EXERCISE AIM:
Up to and including the line that contains "const TITLE = '2494 Inge';", repeat each line of the data exactly, starting from the first.

GIVEN INFORMATION:
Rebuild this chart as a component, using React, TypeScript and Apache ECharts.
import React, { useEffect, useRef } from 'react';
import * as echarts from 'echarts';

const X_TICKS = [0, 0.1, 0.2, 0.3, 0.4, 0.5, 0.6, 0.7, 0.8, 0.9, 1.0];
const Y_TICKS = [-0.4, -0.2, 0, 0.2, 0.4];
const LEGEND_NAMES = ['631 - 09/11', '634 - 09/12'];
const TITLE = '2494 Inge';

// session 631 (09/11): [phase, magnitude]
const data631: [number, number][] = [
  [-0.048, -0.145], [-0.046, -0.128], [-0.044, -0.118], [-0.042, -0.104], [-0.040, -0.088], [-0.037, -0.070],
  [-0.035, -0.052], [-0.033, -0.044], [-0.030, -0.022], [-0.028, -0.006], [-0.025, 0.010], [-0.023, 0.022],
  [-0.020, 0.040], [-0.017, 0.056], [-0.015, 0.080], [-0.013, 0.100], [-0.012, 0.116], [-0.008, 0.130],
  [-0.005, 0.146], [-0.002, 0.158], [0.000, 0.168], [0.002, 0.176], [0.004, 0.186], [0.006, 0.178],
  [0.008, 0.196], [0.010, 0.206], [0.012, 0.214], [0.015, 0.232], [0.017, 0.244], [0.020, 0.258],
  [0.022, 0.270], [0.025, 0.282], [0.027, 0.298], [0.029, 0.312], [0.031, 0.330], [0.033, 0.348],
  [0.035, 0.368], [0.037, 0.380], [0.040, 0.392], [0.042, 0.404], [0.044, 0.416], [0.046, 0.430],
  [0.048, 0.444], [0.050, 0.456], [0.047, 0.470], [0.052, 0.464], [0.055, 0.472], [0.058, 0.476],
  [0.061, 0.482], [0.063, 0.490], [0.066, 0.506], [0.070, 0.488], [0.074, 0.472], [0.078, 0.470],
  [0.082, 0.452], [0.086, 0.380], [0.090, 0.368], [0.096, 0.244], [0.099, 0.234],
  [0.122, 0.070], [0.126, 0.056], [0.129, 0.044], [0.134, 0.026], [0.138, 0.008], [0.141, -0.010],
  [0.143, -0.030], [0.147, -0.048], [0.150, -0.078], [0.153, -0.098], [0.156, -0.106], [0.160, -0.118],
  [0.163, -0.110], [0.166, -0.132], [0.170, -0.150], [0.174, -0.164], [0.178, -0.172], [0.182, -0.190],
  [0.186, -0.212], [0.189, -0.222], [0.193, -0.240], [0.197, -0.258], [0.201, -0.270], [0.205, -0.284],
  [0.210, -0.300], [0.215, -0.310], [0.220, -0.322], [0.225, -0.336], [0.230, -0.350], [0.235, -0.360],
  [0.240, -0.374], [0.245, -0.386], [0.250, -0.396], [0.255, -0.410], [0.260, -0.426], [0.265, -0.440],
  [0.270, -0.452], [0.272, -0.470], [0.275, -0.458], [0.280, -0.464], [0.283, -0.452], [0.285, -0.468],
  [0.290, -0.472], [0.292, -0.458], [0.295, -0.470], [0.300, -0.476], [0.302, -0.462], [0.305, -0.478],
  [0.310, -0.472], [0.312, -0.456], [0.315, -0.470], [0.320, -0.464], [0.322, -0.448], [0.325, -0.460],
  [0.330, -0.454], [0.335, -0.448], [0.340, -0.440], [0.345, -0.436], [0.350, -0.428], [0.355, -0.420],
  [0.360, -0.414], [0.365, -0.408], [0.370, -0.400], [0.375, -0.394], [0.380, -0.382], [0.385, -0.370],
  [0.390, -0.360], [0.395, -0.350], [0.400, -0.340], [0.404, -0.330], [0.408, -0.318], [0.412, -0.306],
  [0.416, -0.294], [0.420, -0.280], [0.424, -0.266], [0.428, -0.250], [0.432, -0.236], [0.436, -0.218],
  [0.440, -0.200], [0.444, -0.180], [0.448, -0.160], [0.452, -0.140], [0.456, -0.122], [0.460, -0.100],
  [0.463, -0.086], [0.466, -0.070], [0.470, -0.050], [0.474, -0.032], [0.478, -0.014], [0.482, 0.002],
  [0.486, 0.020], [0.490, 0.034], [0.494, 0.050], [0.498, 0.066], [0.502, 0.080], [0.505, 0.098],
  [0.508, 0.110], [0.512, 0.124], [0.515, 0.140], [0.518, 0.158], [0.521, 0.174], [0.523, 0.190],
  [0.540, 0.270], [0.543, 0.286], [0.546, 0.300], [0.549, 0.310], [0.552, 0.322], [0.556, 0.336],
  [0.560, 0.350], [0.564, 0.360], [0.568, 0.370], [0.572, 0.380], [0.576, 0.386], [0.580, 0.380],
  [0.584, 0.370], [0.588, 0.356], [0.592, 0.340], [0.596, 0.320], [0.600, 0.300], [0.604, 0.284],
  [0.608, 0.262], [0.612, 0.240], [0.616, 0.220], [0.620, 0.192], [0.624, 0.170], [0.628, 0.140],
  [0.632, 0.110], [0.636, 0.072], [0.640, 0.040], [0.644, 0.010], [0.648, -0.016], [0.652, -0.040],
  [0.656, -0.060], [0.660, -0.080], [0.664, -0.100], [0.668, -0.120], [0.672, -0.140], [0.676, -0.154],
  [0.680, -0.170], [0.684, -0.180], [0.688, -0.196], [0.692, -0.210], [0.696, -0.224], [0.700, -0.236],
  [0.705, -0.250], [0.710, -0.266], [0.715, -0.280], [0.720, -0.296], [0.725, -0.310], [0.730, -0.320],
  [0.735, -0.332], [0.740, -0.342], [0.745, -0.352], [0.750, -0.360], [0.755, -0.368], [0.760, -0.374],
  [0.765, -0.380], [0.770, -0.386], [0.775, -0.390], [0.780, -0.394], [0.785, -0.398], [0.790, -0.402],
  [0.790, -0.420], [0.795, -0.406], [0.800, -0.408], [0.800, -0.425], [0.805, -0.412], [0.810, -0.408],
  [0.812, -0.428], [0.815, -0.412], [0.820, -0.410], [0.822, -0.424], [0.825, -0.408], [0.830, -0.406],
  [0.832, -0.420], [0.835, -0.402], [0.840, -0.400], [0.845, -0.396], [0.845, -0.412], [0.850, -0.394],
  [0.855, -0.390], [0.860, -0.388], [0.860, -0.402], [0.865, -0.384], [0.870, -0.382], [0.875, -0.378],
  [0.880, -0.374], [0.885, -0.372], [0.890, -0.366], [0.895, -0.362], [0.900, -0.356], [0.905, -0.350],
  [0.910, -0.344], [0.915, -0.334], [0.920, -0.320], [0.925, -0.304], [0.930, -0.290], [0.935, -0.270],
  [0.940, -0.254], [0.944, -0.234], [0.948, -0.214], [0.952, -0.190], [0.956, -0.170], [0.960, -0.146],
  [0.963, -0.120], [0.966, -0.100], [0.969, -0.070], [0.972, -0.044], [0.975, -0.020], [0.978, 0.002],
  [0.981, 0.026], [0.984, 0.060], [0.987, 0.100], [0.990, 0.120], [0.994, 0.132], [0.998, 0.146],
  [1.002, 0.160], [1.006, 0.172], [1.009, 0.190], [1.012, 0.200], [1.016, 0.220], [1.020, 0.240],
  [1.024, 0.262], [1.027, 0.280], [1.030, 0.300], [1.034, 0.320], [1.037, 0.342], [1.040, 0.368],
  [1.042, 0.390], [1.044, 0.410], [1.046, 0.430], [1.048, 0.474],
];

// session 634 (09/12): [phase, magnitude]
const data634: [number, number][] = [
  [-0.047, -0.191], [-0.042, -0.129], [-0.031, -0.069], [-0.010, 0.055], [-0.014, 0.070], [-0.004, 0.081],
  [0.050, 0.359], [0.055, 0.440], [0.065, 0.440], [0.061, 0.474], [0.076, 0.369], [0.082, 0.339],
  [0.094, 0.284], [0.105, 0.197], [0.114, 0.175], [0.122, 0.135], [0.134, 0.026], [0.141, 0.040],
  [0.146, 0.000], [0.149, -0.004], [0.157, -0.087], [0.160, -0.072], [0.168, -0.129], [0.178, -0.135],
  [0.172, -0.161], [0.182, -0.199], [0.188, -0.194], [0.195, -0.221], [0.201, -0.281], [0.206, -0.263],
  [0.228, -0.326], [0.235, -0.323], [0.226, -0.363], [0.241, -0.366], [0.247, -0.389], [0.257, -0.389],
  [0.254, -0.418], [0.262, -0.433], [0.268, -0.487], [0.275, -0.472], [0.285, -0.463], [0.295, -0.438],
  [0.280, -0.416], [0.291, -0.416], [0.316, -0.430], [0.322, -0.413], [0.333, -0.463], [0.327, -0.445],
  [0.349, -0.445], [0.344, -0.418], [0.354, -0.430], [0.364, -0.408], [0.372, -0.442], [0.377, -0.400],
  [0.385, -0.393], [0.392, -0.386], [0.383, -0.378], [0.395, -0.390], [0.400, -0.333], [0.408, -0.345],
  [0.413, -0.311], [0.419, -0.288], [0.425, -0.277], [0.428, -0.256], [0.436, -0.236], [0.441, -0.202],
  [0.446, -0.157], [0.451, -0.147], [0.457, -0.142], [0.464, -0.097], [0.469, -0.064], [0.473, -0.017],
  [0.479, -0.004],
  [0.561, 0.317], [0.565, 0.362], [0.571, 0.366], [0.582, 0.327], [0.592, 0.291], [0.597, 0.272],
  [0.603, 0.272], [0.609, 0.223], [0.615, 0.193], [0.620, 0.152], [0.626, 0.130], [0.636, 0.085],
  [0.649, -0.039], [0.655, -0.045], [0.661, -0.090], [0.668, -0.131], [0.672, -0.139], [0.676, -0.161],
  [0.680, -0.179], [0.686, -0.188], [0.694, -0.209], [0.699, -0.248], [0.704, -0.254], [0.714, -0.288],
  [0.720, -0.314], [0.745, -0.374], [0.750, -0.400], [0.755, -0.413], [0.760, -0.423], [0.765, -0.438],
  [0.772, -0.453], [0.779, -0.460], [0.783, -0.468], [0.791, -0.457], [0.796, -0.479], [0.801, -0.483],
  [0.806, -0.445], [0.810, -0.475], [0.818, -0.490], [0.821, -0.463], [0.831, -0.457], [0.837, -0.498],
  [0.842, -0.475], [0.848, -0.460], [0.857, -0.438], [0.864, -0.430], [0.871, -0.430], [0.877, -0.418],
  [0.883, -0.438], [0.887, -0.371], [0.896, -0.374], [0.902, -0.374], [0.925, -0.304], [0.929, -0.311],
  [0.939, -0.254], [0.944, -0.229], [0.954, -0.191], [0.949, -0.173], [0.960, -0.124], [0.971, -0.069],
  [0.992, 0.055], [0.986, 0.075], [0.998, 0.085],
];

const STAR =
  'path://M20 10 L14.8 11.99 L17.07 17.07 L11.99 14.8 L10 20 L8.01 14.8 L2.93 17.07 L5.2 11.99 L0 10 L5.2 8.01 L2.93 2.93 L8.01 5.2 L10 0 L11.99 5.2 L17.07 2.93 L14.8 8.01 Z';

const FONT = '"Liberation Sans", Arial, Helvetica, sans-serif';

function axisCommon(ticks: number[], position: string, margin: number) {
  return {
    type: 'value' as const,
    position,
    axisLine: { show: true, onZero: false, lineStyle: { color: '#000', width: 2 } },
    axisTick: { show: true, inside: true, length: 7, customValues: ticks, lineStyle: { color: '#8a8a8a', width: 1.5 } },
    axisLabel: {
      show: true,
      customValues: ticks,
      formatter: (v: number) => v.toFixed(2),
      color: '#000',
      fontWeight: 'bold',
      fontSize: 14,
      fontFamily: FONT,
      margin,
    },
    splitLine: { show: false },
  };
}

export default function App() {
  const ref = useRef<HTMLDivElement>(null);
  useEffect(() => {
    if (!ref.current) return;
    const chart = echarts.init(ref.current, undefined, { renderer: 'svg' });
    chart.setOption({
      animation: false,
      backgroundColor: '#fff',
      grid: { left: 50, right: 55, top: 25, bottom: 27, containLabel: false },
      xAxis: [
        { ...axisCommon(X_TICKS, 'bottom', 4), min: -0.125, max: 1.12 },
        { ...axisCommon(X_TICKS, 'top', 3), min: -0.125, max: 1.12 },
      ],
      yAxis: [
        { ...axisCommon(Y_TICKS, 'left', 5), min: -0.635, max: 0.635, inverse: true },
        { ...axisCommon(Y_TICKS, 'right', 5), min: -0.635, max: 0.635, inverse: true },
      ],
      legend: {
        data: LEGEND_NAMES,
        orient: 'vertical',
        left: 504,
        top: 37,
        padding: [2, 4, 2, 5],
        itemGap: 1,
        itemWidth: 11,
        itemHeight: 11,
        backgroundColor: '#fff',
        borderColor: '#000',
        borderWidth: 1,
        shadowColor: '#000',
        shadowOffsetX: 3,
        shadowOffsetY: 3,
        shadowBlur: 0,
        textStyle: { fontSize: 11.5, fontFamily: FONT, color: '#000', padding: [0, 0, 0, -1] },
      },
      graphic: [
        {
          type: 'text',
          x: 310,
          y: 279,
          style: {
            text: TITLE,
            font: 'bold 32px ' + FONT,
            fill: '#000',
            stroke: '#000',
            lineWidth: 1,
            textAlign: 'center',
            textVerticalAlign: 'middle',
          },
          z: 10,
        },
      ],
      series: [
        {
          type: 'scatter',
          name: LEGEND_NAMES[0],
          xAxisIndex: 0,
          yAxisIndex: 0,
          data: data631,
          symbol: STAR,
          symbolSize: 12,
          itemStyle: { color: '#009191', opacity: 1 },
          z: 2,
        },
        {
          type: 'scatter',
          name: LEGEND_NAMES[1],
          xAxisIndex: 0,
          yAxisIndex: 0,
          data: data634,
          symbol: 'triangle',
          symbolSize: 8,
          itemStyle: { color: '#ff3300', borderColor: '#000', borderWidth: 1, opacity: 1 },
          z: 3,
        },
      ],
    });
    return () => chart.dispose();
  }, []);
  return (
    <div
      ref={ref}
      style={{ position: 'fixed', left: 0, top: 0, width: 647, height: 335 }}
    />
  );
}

RESULT OF THIS TASK:
Rebuild this chart as a component, using React, TypeScript and Apache ECharts.
import React, { useEffect, useRef } from 'react';
import * as echarts from 'echarts';

const X_TICKS = [0, 0.1, 0.2, 0.3, 0.4, 0.5, 0.6, 0.7, 0.8, 0.9, 1.0];
const Y_TICKS = [-0.4, -0.2, 0, 0.2, 0.4];
const LEGEND_NAMES = ['631 - 09/11', '634 - 09/12'];
const TITLE = '2494 Inge';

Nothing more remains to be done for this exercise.